[Begin MATERIAL FOR THIS EXERCISE]

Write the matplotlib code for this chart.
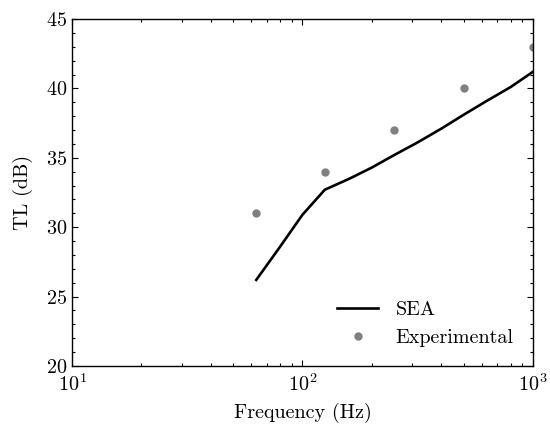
import numpy as np
import matplotlib
matplotlib.use("Agg")
from matplotlib import pyplot as plt
from matplotlib.ticker import MultipleLocator

plt.rcParams["font.family"] = "serif"
plt.rcParams["font.serif"] = ["cmr10"]
plt.rcParams["mathtext.fontset"] = "cm"
plt.rcParams["axes.formatter.use_mathtext"] = True
plt.rcParams["font.size"] = 14.5

# SEA prediction (third-octave bands)
freq_sea = [63, 80, 100, 125, 160, 200, 250, 315, 400, 500, 630, 800, 1000]
tl_sea = [26.2, 28.6, 30.9, 32.7, 33.5, 34.3, 35.2, 36.1, 37.1, 38.1, 39.1, 40.1, 41.2]

# measured (octave bands)
freq_exp = [63, 125, 250, 500, 1000]
tl_exp = [31, 34, 37, 40, 43]

fig, ax = plt.subplots(figsize=(5.5, 4.24), dpi=100)
fig.subplots_adjust(left=0.131, right=0.969, top=0.955, bottom=0.137)

ax.plot(freq_sea, tl_sea, color="black", lw=1.9, label="SEA")
ax.plot(freq_exp, tl_exp, "o", color="#808080", ms=5, label="Experimental")

ax.set_xscale("log")
ax.set_xlim(10, 1000)
ax.set_ylim(20, 45)
ax.yaxis.set_major_locator(MultipleLocator(5))
ax.yaxis.set_minor_locator(MultipleLocator(1))
ax.tick_params(which="both", direction="in", top=True, right=True)
ax.tick_params(which="major", length=4.5, width=0.8)
ax.tick_params(which="minor", length=2.5, width=0.8)
ax.tick_params(axis="x", pad=5)
for s in ax.spines.values():
    s.set_linewidth(1.0)

ax.set_xlabel("Frequency (Hz)", labelpad=6)
ax.set_ylabel("TL (dB)", labelpad=9)
ax.legend(loc="lower right", frameon=False, handlelength=2.0,
          handletextpad=0.9, borderaxespad=0.55)

plt.savefig("out.png", dpi=100)
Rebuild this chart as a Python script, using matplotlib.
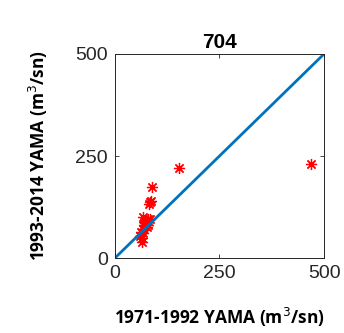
import matplotlib.pyplot as plt

# 1971-1992 vs 1993-2014 flood peaks (m3/sn) for station 704
x_old = [469, 154, 88, 84, 86, 82, 64, 60, 62, 68, 70, 72, 66, 74, 78, 80, 76, 70, 65, 72, 80, 85, 68]
y_new = [230, 220, 175, 137, 140, 132, 40, 55, 65, 70, 80, 85, 62, 90, 95, 92, 75, 88, 48, 78, 82, 96, 100]
ref_line = [0, 500]
ticks = [0, 250, 500]

fig = plt.figure(figsize=(3.44, 3.33), dpi=100)
ax = fig.add_axes([0.334, 0.225, 0.608, 0.613])

ax.plot(x_old, y_new, linestyle='none', marker=(8, 2, 0), markersize=8,
        markeredgewidth=0.9, color='red')
ax.plot(ref_line, ref_line, color=(0, 0.447, 0.741), linewidth=2)

ax.set_xlim(0, 500)
ax.set_ylim(0, 500)
ax.set_xticks(ticks)
ax.set_yticks(ticks)
ax.tick_params(direction='in', length=3, width=0.6, top=True, right=True,
               labelsize=14, labelcolor='#262626', color='#262626', pad=5)
for sp in ax.spines.values():
    sp.set_linewidth(0.7)
    sp.set_color('#262626')
for lab in ax.get_xticklabels() + ax.get_yticklabels():
    lab.set_family('Liberation Sans')

ax.set_title('704', fontsize=15, fontweight='bold', family='Liberation Sans', pad=4)
ax.set_xlabel('1971-1992 YAMA (m$^3$/sn)', fontsize=12.5, fontweight='bold',
              family='Open Sans', labelpad=17)
ax.set_ylabel('1993-2014 YAMA (m$^3$/sn)', fontsize=12.5, fontweight='bold',
              family='Open Sans', labelpad=18)

fig.savefig('out.png', dpi=100)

[End MATERIAL FOR THIS EXERCISE]

* **WHAT TO PRODUCE**: Find all lines with "matplotlib" in them and copy each one.

* **SOLUTION BELOW**:
Write the matplotlib code for this chart.
import matplotlib
matplotlib.use("Agg")
from matplotlib import pyplot as plt
from matplotlib.ticker import MultipleLocator
Rebuild this chart as a Python script, using matplotlib.
import matplotlib.pyplot as plt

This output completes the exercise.